Nach dem ersten Fasnachtsprojekt des LABOR Luzern wuchs die offene Gemeinschaft von fünf auf zehn Leute an. Zwar war nun das Knowhow für die Umsetzung eines Sujets grösser geworden, doch die
Suche danach entpuppte sich als besonders schwierig. Die einen legten mehr Wert auf Technisches, die anderen mehr auf Inhaltliches. Die einen wollten etwas Lockeres, die anderen etwas
Kritisches.
Man einigte sich mit «Familie Meier – Sie sind unter uns» schliesslich für eine bizarre Mischung, welche die eine oder andere gewollte Irritation auslöste. Die als Marienkäfer verkleideten
Aliens, die mittels Finger gesteuerter Sprachmodule bis zu 40 (!) Sätze wie «wir sind aus dem Aargau», «Sie sind zum anbeissen» oder «Ich brauche Holdrio!» sagen konnten, lösten beim Publikum
nicht nur Gelächter, sondern auch Unbehagen aus.

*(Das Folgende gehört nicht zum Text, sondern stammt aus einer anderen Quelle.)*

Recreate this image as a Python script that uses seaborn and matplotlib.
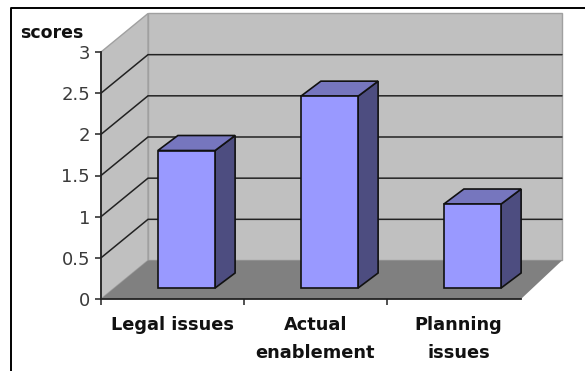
import matplotlib
matplotlib.use("Agg")
import matplotlib.pyplot as plt
import seaborn as sns
from matplotlib.lines import Line2D
from matplotlib.patches import Polygon
from matplotlib.transforms import Affine2D

categories = ["Legal issues", "Actual\nenablement", "Planning\nissues"]
scores = [1.67, 2.33, 1.02]
score_ticks = [0, 0.5, 1, 1.5, 2, 2.5, 3]
score_labels = ["0", "0.5", "1", "1.5", "2", "2.5", "3"]

WALL = "#C0C0C0"
FLOOR = "#808080"
BAR_FRONT = "#9999FF"
BAR_TOP = "#7676BE"
BAR_SIDE = "#4D4D80"
INK = "#111111"

W, H = 585, 371
sns.set_style("white")
plt.rcParams["font.family"] = ["DejaVu Sans"]
fig = plt.figure(figsize=(W / 100, H / 100), dpi=100, facecolor="white")
# Axes sit on the front plane of the 3-D box: one category = 143 px, one score = 82.3 px
ax = fig.add_axes([101 / W, (H - 299) / H, 429 / W, 247 / H], facecolor="none")

PX_X = 143.0
PX_Y = 82.33


def dx(px):
    return px / PX_X


def dy(px):
    return px / PX_Y


sns.barplot(x=categories, y=scores, color=BAR_FRONT, saturation=1, width=0.4,
            edgecolor=INK, linewidth=1.2, ax=ax, zorder=5)
ax.set_xlim(-0.5, 2.5)
ax.set_ylim(0, 3)

# Box geometry expressed in data units
x0 = -0.5
x1 = x0 + dx(420)
wall_x0 = x0 + dx(47)
wall_x1 = x0 + dx(461)
wall_dy = dy(38.5)

# Back wall, side wall and floor
ax.add_patch(Polygon([(wall_x0, wall_dy), (wall_x1, wall_dy), (wall_x1, 3 + wall_dy), (wall_x0, 3 + wall_dy)],
                     facecolor=WALL, edgecolor="#A0A0A0", linewidth=1.0, zorder=1, clip_on=False))
ax.add_patch(Polygon([(x0, 0), (wall_x0, wall_dy), (wall_x0, 3 + wall_dy), (x0, 3)],
                     facecolor=WALL, edgecolor="#A0A0A0", linewidth=1.0, zorder=1, clip_on=False))
ax.add_patch(Polygon([(x0, 0), (x1, 0), (wall_x1, wall_dy), (wall_x0, wall_dy)],
                     facecolor=FLOOR, edgecolor="none", zorder=2, clip_on=False))

# Gridlines across both walls
for value in score_ticks[1:-1]:
    ax.plot([x0, wall_x0, wall_x1], [value, value + wall_dy, value + wall_dy],
            color="#222222", linewidth=1.1, zorder=1.5, clip_on=False, solid_joinstyle="miter")

# Bars stand slightly behind the front plane, each with a top and a side face
shift_x, shift_y = dx(14), dy(11)
depth_x, depth_y = dx(20), dy(15)
shift = Affine2D().translate(shift_x, shift_y)
for bar in list(ax.patches):
    if bar.get_zorder() != 5:
        continue
    bar.set_transform(shift + ax.transData)
    bar.set_clip_on(False)
    left = bar.get_x() + shift_x
    right = left + bar.get_width()
    base = shift_y
    top = bar.get_height() + shift_y
    ax.add_patch(Polygon([(right, base), (right + depth_x, base + depth_y),
                          (right + depth_x, top + depth_y), (right, top)],
                         facecolor=BAR_SIDE, edgecolor=INK, linewidth=1.2, zorder=4, clip_on=False))
    ax.add_patch(Polygon([(left, top), (right, top), (right + depth_x, top + depth_y),
                          (left + depth_x, top + depth_y)],
                         facecolor=BAR_TOP, edgecolor=INK, linewidth=1.2, zorder=4, clip_on=False))

# Axes furniture
sns.despine(ax=ax, top=True, right=True)
ax.spines["left"].set(color="#222222", linewidth=1.3, zorder=6)
ax.spines["bottom"].set(color="#222222", linewidth=1.3, zorder=6)
ax.spines["bottom"].set_bounds(x0, x1)
ax.set_yticks(score_ticks, score_labels)
ax.tick_params(axis="y", length=4, width=1.1, color="#222222", pad=4,
               labelsize=13, labelcolor="#3A3A3A", left=True)
ax.set_xticks([-0.5, 0.5, 1.5], minor=True)
ax.tick_params(axis="x", which="minor", length=4, width=1.1, color="#222222", bottom=True)
ax.tick_params(axis="x", which="major", length=0, pad=12)
for label in ax.get_xticklabels():
    label.set(fontsize=12.8, fontweight="bold", color="#111111", linespacing=1.75)
ax.set_xlabel("")
ax.set_ylabel("")

fig.text(52 / W, 1 - 33 / H, "scores", fontsize=12.5, fontweight="bold", color="#111111",
         ha="center", va="center")

# Outer frame, open at the right and the bottom
fig.add_artist(Line2D([10.5 / W, 10.5 / W, 1], [0, 1 - 8 / H, 1 - 8 / H],
                      color="black", linewidth=1.4, transform=fig.transFigure))

fig.savefig("out.png", dpi=100, facecolor="white")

So wurden die «creepy Käfer» (wie sie das 041 Kulturmagazin nannte) nicht nur bestaunt, sondern auch als ausländische Mistkäfer beschimpft (gemeint waren damit wohl asiatische
Harlekin-Marienkäfer, welche sich in Europa inzwischen verbreitet haben.) Doch so unfreundlich diese Beschimpfung war, so ist sie ein gutes Beispiel dafür, welche Reaktionen die
Fasnachtsgruppe LABOR mit dem Sujet provozieren wollte. Die Sorge vor Überfremdung ist nicht nur ein nationales Thema, sondern auch Bestandteil der Luzerner Fasnacht. Wie viele Fremde haben
Platz an der Luzerner Fasnacht? Wollen die Auswärtigen etwas zur städtischen Kultur beitragen oder sind sie nur am Komerz interessiert? Reicht es sich zu verkleiden oder trägt man in Luzern
einen «Grind»? Und letztlich stellt sich bei Aliens doch immer die Frage: Sind sie gut oder böse? Der Kontrast zwischen Familie in niedlichem Marienkäferkostüm und einäugigen
Tentakel-Monstern hätte diese Frage wohl nicht unbeantworteter lassen können. Letztlich lag gerade in der Ambivalenz dieses Sujets das Interessante.
Die Selfisch Gang war, initiiert durch Maya Büchler und Exist, das erste Fasnachtsprojekt des LABOR Luzern. Man gewann für die Umsetzung vier weitere Labor-Mitglieder.
Die Selfish stellten Tiefseeangler dar, die am Ende der Antennen mit Smartphones augestattet waren. Auf den Displays waren Selfies der jeweiligen Personen unter den Masken zu sehen und per
Knopfdruck wurde ein Blitzlicht ausgelöst.
Selfish bedeutet selbstsüchtig. Das gesellschaftskritische Sujet erregte Aufsehen. Viele Zuschauer wollten mit der Selfisch Gang Selfies machen. Für die Projektteilnehmenden war nach diesem
positiven Erlebnis klar, dass dies wohl nicht ihr letztes Fasnachtsprojekt gewesen war.